Origines et développement

[modifier | modifier le code]
Dominique de Guzmán.

Vers 1200, la plupart des institutions monastiques paraissent se replier sur elles-mêmes[5]. Un besoin de renouveau spirituel se ressent aussi bien au sein de l'Église que parmi les couches populaires de la société. C'est dans ce contexte qu'apparaît l'ordre dominicain qui se caractérise par une lutte sans relâche contre l'hérésie cathare ainsi que par un mode de vie apostolique.

Selon la légende, la mère de Dominique (Dominicus en latin, ce qui signifie celui qui appartient au Seigneur) aurait vu en songe, pendant sa grossesse, un chien tenant une torche allumée dans la gueule, pour éclairer le monde. Ce songe résume la vie du futur saint, avec un jeu de mots en latin sur les futurs dominicains, dominicanes (les chiens du Seigneur)[4] qui ont pour vocation d'« aboyer contre les hérésies » et d'être les chiens du Seigneur surveillant le troupeau de brebis. C'est ainsi que l'iconographie les figure parfois, comme à la chapelle des Espagnols de la basilique Santa Maria Novella de Florence, où les chiens de berger protègent le troupeau du pape.

Dominique de Guzmán, plus connu aujourd'hui sous le nom de saint Dominique, est chanoine d'Osma en Espagne lorsque son évêque, Diègue d'Osma, lui demande de l'accompagner dans une mission diplomatique en Scandinavie. Durant leur chemin, Dominique rencontre un aubergiste albigeois dans le sud de la France et passe la nuit à essayer de le convertir.

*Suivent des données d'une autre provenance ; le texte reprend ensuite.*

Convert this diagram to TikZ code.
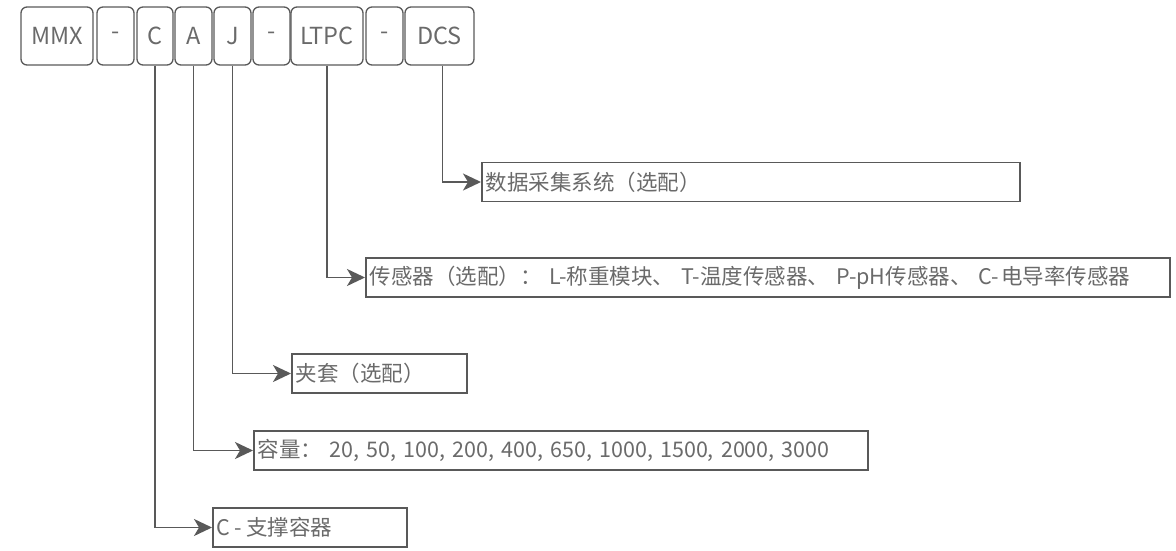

Au matin, l'aubergiste avait renoncé au catharisme pour le catholicisme.

En revenant de Scandinavie, l'évêque de Dominique passe par Rome et demande au pape de le relever de son ministère pour se consacrer à la prédication dans le sud de la France. Le pape refuse. Toutefois en revenant en Espagne, le petit groupe croise une mission composée de légats du pape ayant pour but de combattre les cathares. Cette mission pontificale rencontre un premier échec. Diègue d'Osma leur montre l'exemple en abandonnant toutes ses affaires pour essayer de convertir les cathares avec pour seule arme l'Évangile. Son modèle est la prédication itinérante de Jésus. Alors que Diègue d'Osma retourne par la suite dans son diocèse à Osma, il laisse à Dominique la charge de continuer la prédication itinérante que lui-même avait initiée.

Saint Thomas d'Aquin, docteur de l'église catholique (1225-1274).
La chambre de saint Dominique à la Maison Seilhan, à Toulouse, considérée comme l'endroit où l'Ordre est né[6].

Saint Dominique continue sans relâche cette œuvre. Il se fait des disciples. Il s'établit avec eux le [7] (date de la charte attribuant à la communauté la maison, sa vaisselle et son linge) dans la maison Seilhan à Toulouse, où il fonde l'ordre des Frères prêcheurs. Par la bulle Religiosam vitam de 1216, l'Ordre reçoit de Honorius III, son approbation ecclésiale définitive.

En quelques décennies, plusieurs centaines d'établissements nouveaux fleurissent à travers l'Europe.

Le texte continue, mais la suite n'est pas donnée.